The Parenting Task

The Parenting Task

This article is an excerpt from the book Reaching Your Child's Heart by Juan and Jeanine Sanchez. David and Sally Michael wrote the following recommendation for the book:

"Juan and Jeanine outline a biblical and theological framework of practical, gospel-oriented principles for parenting. Each chapter is followed by helpful discussion questions, giving an interactive opportunity for parents to assess and apply these biblical principles in their own families. We highly recommend Reaching Your Child’s Heart as a very accessible, practical, biblically sound framework for parenting.” 

The publisher is offering our readers Reaching Your Child's Heart for 40% off retail price through May 31st when you use the coupon code TRUTH78. 

God is producing godly offspring through the proclamation of the gospel and the regenerating work of the Spirit. Our task as parents, then, is to raise our children in a context where they are regularly exposed to the truth of the gospel by our lives and our words. As parents, we pray that the Holy Spirit will use what we’ve taught our children to draw them to Jesus. We are God’s instruments through whom he is reaching their hearts to draw them to his Son. This is the most important job we have. We plant the seed of the gospel. We water it. God gives it life and causes it to grow.

Mom and Dad, these glorious truths of the gospel must first be in our hearts before we can pass them on to our children. All who are in Christ are no longer sinners by nature, but we still battle with sin. As we grow in the grace and knowledge of Christ, we are to let go of old ways of thinking and renew our minds with the gospel. We must constantly battle against our sin, knowing that we are forgiven, justified by grace through faith, and empowered by the Spirit to obey. The process of being conformed to the image of Christ is a lifelong work of God in our lives. We are not perfect, but we are being perfected. And that perfecting work of God in our lives will last our entire lives. Understanding this lifelong work should not only guide and inform our Christian life, but it should also guide and inform our parenting. It should lead us to parent by faith, with patient endurance, knowing only God can save our children, and trusting that he will one day complete the work he has begun in his children (Philippians 1:6).

Dads, let me (Juan) speak to you directly. As a result of the fall, we are prone either to passivity or control. Because of our fears and doubts, we will likely vacillate between the two. Take me, for example. For the first six years of our marriage, I was a passive husband. It wasn’t intentional. I was busy with work and ministry and let Jeanine handle things at home until the Lord convicted me. Jeanine was gracious and patient with me, giving me room to fail as I took on more responsibilities at home. At other times, due to my military background, I ran our house like a boot camp. Again, Jeanine was gracious, helping me build relationships with the girls. Brothers, are you leading in your home according to God’s design? Have you abdicated your leadership responsibilities, or are you vying for control? Know that our Lord is full of mercy and grace. Bring your sins, failures, and deficiencies to him, and he will forgive you. Then sit down with your wife and ask her for help (do this when you are not in conflict). 

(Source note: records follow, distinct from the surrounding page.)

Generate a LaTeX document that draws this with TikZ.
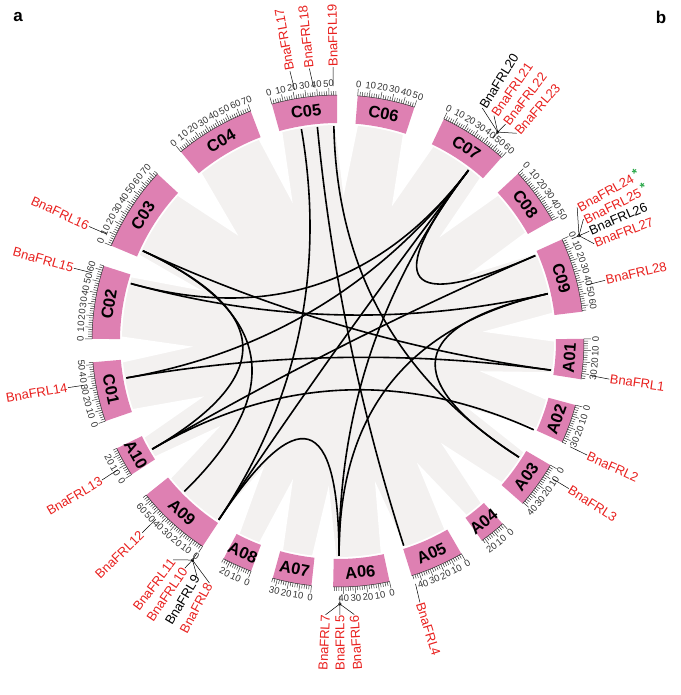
\documentclass[tikz,border=0pt]{standalone}
\usepackage{fontspec}
\setmainfont{Liberation Sans}
\usetikzlibrary{calc}
\definecolor{chrpink}{HTML}{DE80B2}
\definecolor{ribgrey}{HTML}{F3F1F0}
\definecolor{lblred}{HTML}{E8201E}
\definecolor{astgreen}{HTML}{2BA84A}
\definecolor{tkgrey}{HTML}{333333}
\def\Ri{218pt}
\def\Ro{246pt}
\newcommand{\lnk}[2]{\draw[link] (#1) .. controls ($(#1)!0.6667!(O)$) and ($(#2)!0.6667!(O)$) .. (#2);}
\newcommand{\gR}[5]{\node[glbl, text=#4, anchor=west, rotate={90-#3}] (#1) at ({90-#3}:274pt) {#5};
  \draw[gl] (#2) -- (#1.west);}
\newcommand{\gL}[5]{\node[glbl, text=#4, anchor=east, rotate={270-#3}] (#1) at ({90-#3}:274pt) {#5};
  \draw[gl] (#2) -- (#1.east);}
\newcommand{\gstar}{\,\raisebox{3pt}{\textcolor{astgreen}{\bfseries *}}}
\begin{document}
\begin{tikzpicture}[x=1pt,y=1pt,
  link/.style={black, line width=1.6pt},
  tk/.style={tkgrey, line width=0.5pt},
  gl/.style={black, line width=0.5pt},
  ticklbl/.style={text=tkgrey, font=\fontsize{9.5}{9.5}\selectfont, inner sep=0pt},
  chrlbl/.style={font=\fontsize{16.5}{16.5}\selectfont\bfseries, inner sep=0pt},
  glbl/.style={font=\fontsize{13}{13}\selectfont, inner sep=0.5pt},
  panel/.style={font=\fontsize{17}{17}\selectfont\bfseries}]
\useasboundingbox (-338pt,-354pt) rectangle (342pt,341pt);
\coordinate (O) at (0pt,0pt);
% ribbon background
\fill[ribgrey] (O) circle (216pt);
\foreach \ga/\gb in {339.2/344.4, 359.8/364.6, 18.1/25.5, 41.7/47.1, 60.6/65.6, 83.15/89.5,
  98.95/105.1, 114.3/120.3, 131.4/138.0, 144.2/149.9, 162.6/167.9, 181.1/186.2, 195.4/200.7,
  207.7/213.4, 231.2/237.1, 244.1/251.0, 265.0/270.5, 287.8/292.8, 312.8/320.3} {
  \pgfmathsetmacro\gm{(\ga+\gb)/2}
  \fill[white] ({90-\ga+0.8}:220pt) -- ({90-\gm}:145pt) -- ({90-\gb-0.8}:220pt) -- cycle;
}
% chromosomes
\foreach \nm/\s/\sz in {C05/344.4/57, C06/4.6/50, C07/25.5/60, C08/47.1/50, C09/65.6/65,
  A01/89.5/35, A02/105.1/34, A03/120.3/41, A04/138.0/23, A05/149.9/47, A06/167.9/49,
  A07/186.2/34, A08/200.7/26, A09/213.4/66, A10/237.1/26, C01/251.0/52, C02/270.5/64,
  C03/292.8/74, C04/320.3/70} {
  \pgfmathsetmacro\e{\s+\sz*0.27}
  \fill[chrpink] ({90-\s}:\Ri) arc[start angle={90-\s}, end angle={90-\e}, radius=\Ri]
     -- ({90-\e}:\Ro) arc[start angle={90-\e}, end angle={90-\s}, radius=\Ro] -- cycle;
  \draw[tk] ({90-\s}:\Ro) arc[start angle={90-\s}, end angle={90-\e}, radius=\Ro];
  \pgfmathsetmacro\cm{mod((\s+\e)/2,360)}
  \pgfmathtruncatemacro\cup{(\cm<90)||(\cm>270)}
  \ifnum\cup=1
    \node[chrlbl, rotate={-\cm}] (\nm) at ({90-\cm}:232pt) {\nm};
  \else
    \node[chrlbl, rotate={180-\cm}] (\nm) at ({90-\cm}:232pt) {\nm};
  \fi
  \foreach \i in {0,2,...,\sz} {
    \pgfmathsetmacro\a{\s+\i*0.27}
    \pgfmathtruncatemacro\maj{(mod(\i,10)==0)}
    \ifnum\maj=1
      \draw[tk] ({90-\a}:\Ro) -- ({90-\a}:253pt);
      \pgfmathsetmacro\am{mod(\a,360)}
      \pgfmathtruncatemacro\up{(\am<90)||(\am>270)}
      \ifnum\up=1
        \node[ticklbl, anchor=south, rotate={-\am}] (t\nm\i) at ({90-\a}:254pt) {\i};
      \else
        \node[ticklbl, anchor=north, rotate={180-\am}] (t\nm\i) at ({90-\a}:254pt) {\i};
      \fi
    \else
      \draw[tk] ({90-\a}:\Ro) -- ({90-\a}:250pt);
    \fi
  }
}
% link end points
\coordinate (C05a) at ({90-350.2}:215pt);
\coordinate (C05b) at ({90-354.5}:215pt);
\coordinate (C05c) at ({90-358.9}:215pt);
\coordinate (C07) at ({90-37.4}:215pt);
\coordinate (C03) at ({90-294.8}:215pt);
\coordinate (C02) at ({90-285.5}:215pt);
\coordinate (C09a) at ({90-66.6}:215pt);
\coordinate (C09b) at ({90-77.3}:215pt);
\coordinate (C01) at ({90-260.1}:215pt);
\coordinate (A10) at ({90-239.8}:215pt);
\coordinate (A09a) at ({90-225.6}:215pt);
\coordinate (A09b) at ({90-213.7}:215pt);
\coordinate (A06) at ({90-179.7}:215pt);
\coordinate (A05) at ({90-162.2}:215pt);
\coordinate (A03) at ({90-122.7}:215pt);
\coordinate (A02) at ({90-114.4}:215pt);
\coordinate (A01) at ({90-97.8}:215pt);
% links
\lnk{C07}{C09a}
\lnk{C01}{A01}
\lnk{A06}{A09b}
\lnk{C05a}{A09b}
\lnk{C05b}{A05}
\lnk{C05c}{A03}
\lnk{C03}{A09a}
\lnk{C09b}{A03}
\lnk{C02}{C09b}
\lnk{C03}{A10}
\lnk{C07}{C02}
\lnk{C07}{A09b}
\lnk{C07}{A06}
\lnk{A10}{C09a}
\lnk{A06}{C09b}
\lnk{C01}{C07}
\lnk{A10}{A02}
\lnk{C03}{A01}
% gene markers: single genes
\foreach \gn/\ga in {p1/97.8, p2/114.5, p3/122.7, p4/162.3, p12/225.6, p13/239.7, p14/260.1,
  p15/285.5, p16/294.8, p17/350.2, p18/354.5, p19/358.9, p28/77.3} {
  \coordinate (\gn) at ({90-\ga}:255pt);
}
% gene markers: groups
\foreach \gn/\ga in {q5/179.6, q8/213.6, q20/37.4, q24/66.4} {
  \coordinate (\gn b) at ({90-\ga}:255pt);
  \coordinate (\gn) at ({90-\ga}:263pt);
  \draw[gl] (\gn b) -- (\gn);
  \draw[gl] (\gn) circle (1.4pt);
}
% labels, right side
\gR{L1}{p1}{98.0}{lblred}{BnaFRL1}
\gR{L2}{p2}{114.6}{lblred}{BnaFRL2}
\gR{L3}{p3}{122.6}{lblred}{BnaFRL3}
\gR{L4}{p4}{162.6}{lblred}{BnaFRL4}
\gR{L17}{p17}{349.9}{lblred}{BnaFRL17}
\gR{L18}{p18}{354.0}{lblred}{BnaFRL18}
\gR{L19}{p19}{359.0}{lblred}{BnaFRL19}
\gR{L20}{q20}{31.8}{black}{BnaFRL20}
\gR{L21}{q20}{34.7}{lblred}{BnaFRL21}
\gR{L22}{q20}{37.7}{lblred}{BnaFRL22}
\gR{L23}{q20}{40.7}{lblred}{BnaFRL23}
\gR{L24}{q24}{60.8}{lblred}{BnaFRL24\gstar}
\gR{L25}{q24}{63.6}{lblred}{BnaFRL25\gstar}
\gR{L26}{q24}{66.4}{black}{BnaFRL26}
\gR{L27}{q24}{69.2}{lblred}{BnaFRL27}
\gR{L28}{p28}{77.2}{lblred}{BnaFRL28}
% labels, left side
\gL{L7}{q5}{182.6}{lblred}{BnaFRL7}
\gL{L5}{q5}{179.6}{lblred}{BnaFRL5}
\gL{L6}{q5}{176.6}{lblred}{BnaFRL6}
\gL{L8}{q8}{208.0}{lblred}{BnaFRL8}
\gL{L9}{q8}{211.0}{black}{BnaFRL9}
\gL{L10}{q8}{214.0}{lblred}{BnaFRL10}
\gL{L11}{q8}{217.0}{lblred}{BnaFRL11}
\gL{L12}{p12}{225.6}{lblred}{BnaFRL12}
\gL{L13}{p13}{239.5}{lblred}{BnaFRL13}
\gL{L14}{p14}{260.2}{lblred}{BnaFRL14}
\gL{L15}{p15}{285.4}{lblred}{BnaFRL15}
\gL{L16}{p16}{294.7}{lblred}{BnaFRL16}
% panel letters
\node[panel] (pa) at (-320pt,324pt) {a};
\node[panel] (pb) at (323pt,324pt) {b};
\end{tikzpicture}
\end{document}
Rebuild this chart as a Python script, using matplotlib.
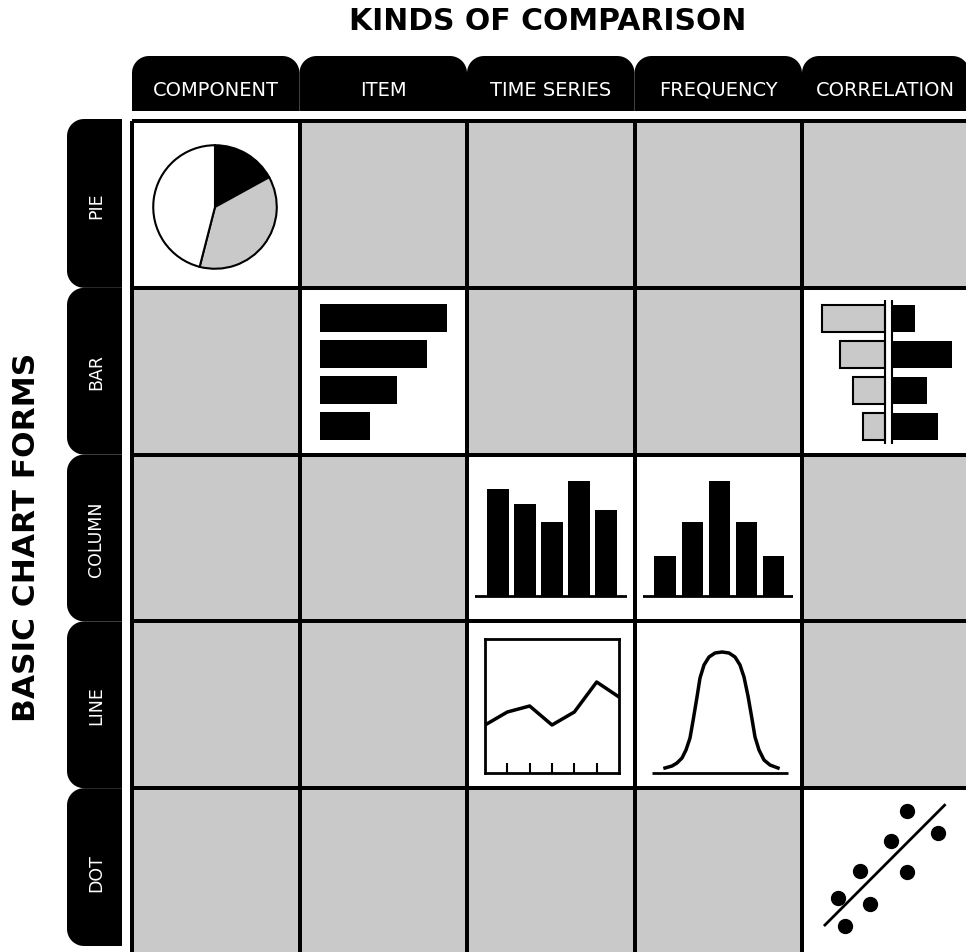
import numpy as np
import matplotlib
matplotlib.use("Agg")
import matplotlib.pyplot as plt
from matplotlib.colors import ListedColormap
from matplotlib.patches import Polygon

# --- data ------------------------------------------------------------------
kinds = ["COMPONENT", "ITEM", "TIME SERIES", "FREQUENCY", "CORRELATION"]
forms = ["PIE", "BAR", "COLUMN", "LINE", "DOT"]
# 1 = chart form suits the kind of comparison (white cell), 0 = grey
fit = [
  [1, 0, 0, 0, 0],
  [0, 1, 0, 0, 1],
  [0, 0, 1, 1, 0],
  [0, 0, 1, 1, 0],
  [0, 0, 0, 0, 1],
]

pie_shares = [17, 37, 46]
item_values = [10, 8.4, 6.1, 3.9]
corr_left = [63, 45, 32, 22]
corr_right = [23, 60, 35, 46]
ts_columns = [107, 92, 74, 115, 86]
freq_columns = [40, 74, 115, 74, 40]
ts_line = [48, 61, 67, 48, 61, 91, 76]
bell_x = [-57, -50, -45, -40, -36, -32, -29, -25, -22, -18, -13, -7, 0,
          7, 13, 18, 22, 26, 30, 33, 37, 42, 48, 56]
bell_y = [5, 7, 10, 15, 23, 35, 52, 76, 95, 108, 116, 120, 121,
          120, 116, 108, 96, 77, 54, 36, 23, 13, 8, 5]
dot_x = [105, 136, 89, 58, 105, 36, 68, 43]
dot_y = [144, 122, 114, 84, 83, 57, 51, 29]
trend_x = [23, 143]
trend_y = [30, 150]

# --- layout (pixels) --------------------------------------------------------
W, H = 966, 953
GREY = "#c9c9c9"
col_edges = 132 + 167.5 * np.arange(6)
row_edges = 122 + 166.8 * np.arange(6)

fig = plt.figure(figsize=(W / 100, H / 100), dpi=100)
base = fig.add_axes([0, 0, 1, 1])
base.set_xlim(0, W)
base.set_ylim(H, 0)
base.axis("off")


def px_axes(x0, y0, x1, y1):
  ax = fig.add_axes([x0 / W, 1 - y1 / H, (x1 - x0) / W, (y1 - y0) / H])
  ax.patch.set_alpha(0)
  ax.axis("off")
  return ax


def arc(cx, cy, r, a0, a1, n=12):
  t = np.radians(np.linspace(a0, a1, n))
  return list(zip(cx + r * np.cos(t), cy + r * np.sin(t)))


def top_tab(x0, x1, y0, y1, r=17):
  pts = [(x0, y1)] + arc(x0 + r, y0 + r, r, 180, 270) + arc(x1 - r, y0 + r, r, 270, 360) + [(x1, y1)]
  return Polygon(pts, closed=True, color="black", lw=0)


def left_tab(x0, x1, y0, y1, r=17):
  pts = [(x1, y0)] + arc(x0 + r, y0 + r, r, 270, 180) + arc(x0 + r, y1 - r, r, 180, 90) + [(x1, y1)]
  return Polygon(pts, closed=True, color="black", lw=0)


# titles
base.text(548, 22, "KINDS OF COMPARISON", ha="center", va="center",
          fontsize=21.5, fontweight="bold")
base.text(27, 537, "BASIC CHART FORMS", ha="center", va="center",
          fontsize=22.5, fontweight="bold", rotation=90)

# column tabs
for i, kind in enumerate(kinds):
  base.add_patch(top_tab(col_edges[i], col_edges[i + 1], 57, 112))
  base.text((col_edges[i] + col_edges[i + 1]) / 2, 90, kind, color="white",
            ha="center", va="center", fontsize=14)

# row tabs
tab_edges = row_edges.copy()
tab_edges[0] = 120
tab_edges[-1] = 947
for j, form in enumerate(forms):
  base.add_patch(left_tab(67, 122, tab_edges[j], tab_edges[j + 1]))
  base.text(96, (row_edges[j] + row_edges[j + 1]) / 2, form, color="white",
            ha="center", va="center", fontsize=12.5, rotation=90)

# matrix of cells
base.pcolormesh(col_edges, row_edges, np.array(fit), cmap=ListedColormap([GREY, "white"]),
                edgecolors="black", linewidth=1.7)

# pie / component
ax = px_axes(152, 145, 278, 271)
ax.pie(pie_shares, colors=["black", GREY, "white"], startangle=90, counterclock=False,
       wedgeprops=dict(edgecolor="black", linewidth=1.5))
ax.set_xlim(-1.02, 1.02)
ax.set_ylim(-1.02, 1.02)

# bar / item
ax = px_axes(320, 301, 460, 445)
ax.barh(range(len(item_values)), item_values, height=0.78, color="black")
ax.set_xlim(0, 11.02)
ax.set_ylim(3.5, -0.5)

# bar / correlation
ax = px_axes(810, 301, 966, 445)
rows = np.arange(len(corr_left))
ax.barh(rows, -np.array(corr_left), left=-3.5, height=0.75, color=GREY,
        edgecolor="black", linewidth=1.5)
ax.barh(rows, corr_right, left=3.5, height=0.75, color="black")
ax.vlines([-3.5, 3.5], -0.55, 3.55, color="black", lw=1.5)
ax.set_xlim(-78, 78)
ax.set_ylim(3.5, -0.5)

# column / time series
ax = px_axes(475, 467, 627, 602)
ax.bar(range(len(ts_columns)), ts_columns, width=0.81, color="black")
ax.axhline(0, color="black", lw=2)
ax.set_xlim(-0.85, 4.78)
ax.set_ylim(-5, 130)

# column / frequency
ax = px_axes(643, 467, 793, 602)
ax.bar(range(len(freq_columns)), freq_columns, width=0.81, color="black")
ax.axhline(0, color="black", lw=2)
ax.set_xlim(-0.83, 4.72)
ax.set_ylim(-5, 130)

# line / time series
ax = px_axes(485, 640, 619, 774)
ax.axis("on")
ax.plot(range(len(ts_line)), ts_line, color="black", lw=2.5)
ax.set_xlim(0, len(ts_line) - 1)
ax.set_ylim(0, 134)
for s in ax.spines.values():
  s.set_linewidth(2)
ax.set_xticks(range(1, len(ts_line) - 1))
ax.set_yticks([])
ax.tick_params(axis="x", direction="in", length=7, width=1.5, labelbottom=False)

# line / frequency
ax = px_axes(645, 640, 795, 776)
ax.plot(bell_x, bell_y, color="black", lw=2.5, solid_joinstyle="round")
ax.hlines(0, -70, 66, color="black", lw=2)
ax.set_xlim(-77, 73)
ax.set_ylim(-2, 134)

# dot / correlation
ax = px_axes(col_edges[4], row_edges[4], col_edges[5], row_edges[5])
ax.scatter(dot_x, dot_y, s=100, color="black")
ax.plot(trend_x, trend_y, color="black", lw=2)
ax.set_xlim(0, 168)
ax.set_ylim(0, 167)

fig.savefig("out.png", dpi=100)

Moms, God created you to be your husband’s partner—to help him in all things. We do need the help! I’ve spoken with enough men who, like me, recognized their failures at home and wanted to change, but who have concluded that no matter how hard they tried, it would never be good enough. So help your husband. Be hopeful for him. Build him up. Encourage the good things he does. Help him see his weaknesses. Together, seek an older couple to guide you. Talk to your pastors. You don’t have to parent alone.

A word to single parents: whether you find yourself single by choice or by circumstance, you don’t have to parent alone either. Because Jesus has established a new covenant by which he is gathering a new family by faith in him, this new everlasting family is not produced biologically (John 1:12–13). In Christ, we are brothers and sisters. And in the church, we have spiritual fathers, mothers, and grandparents. God has given you his Son, his Spirit, his Word, and his people to help you raise your children. So, allow other families in your church to envelop you and your children into their lives. Seek out older, wiser parents you admire. Learn from parents who are a stage or two in front of you. Ask for help from your pastors. Don’t go at it alone.

Parenting is hard! It exposes our sins and weaknesses. Thankfully, God is forgiving, and he has made us to complement each other. We all want to be faithful parents. We all want our families to flourish. So, let us encourage you to work together. Bear one another’s burdens. Overlook small offenses. Forgive one another. Encourage one another. Be patient with one another. Pray for one another. Love one another. Honor one another. And speak words to one another that build up.